Andrea Ciccoli, vice president of Milan-based consultancy Bain & Co., warned that fashion houses that produce cheaper versions of hit items may devalue their integrity. However, he allowed that accessible items like T-shirts can work if they are fun, fashionable and grab the customer’s attention.
“It’s the impulse buy that is responding best in this market,” he said. “What the customer needs is fresh, exciting things, but not necessarily at high prices.” He believes the key is being innovative and fashionable with cheaper products, but staying “consistent with the brand image.”

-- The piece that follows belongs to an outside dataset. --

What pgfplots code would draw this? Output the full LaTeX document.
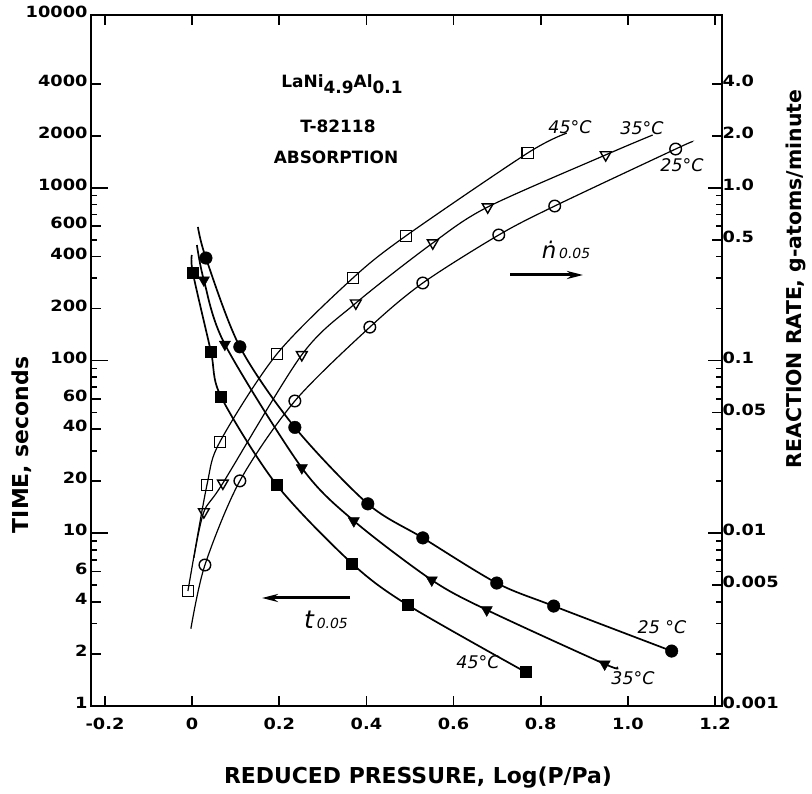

De Sole agreed that consistency is the golden rule when it comes to pricing, recalling that during the Asian crisis in the late Nineties, the decision to hold firm on prices served the company well.
And even if the United States is in a prolonged economic downturn and a war, he noted, “I don’t think simply cutting prices is going to fix it. Tom feels very, very strongly that we have to have the highest quality. It’s not just an issue of pricing. At the end of the day, we want to offer a very good value.”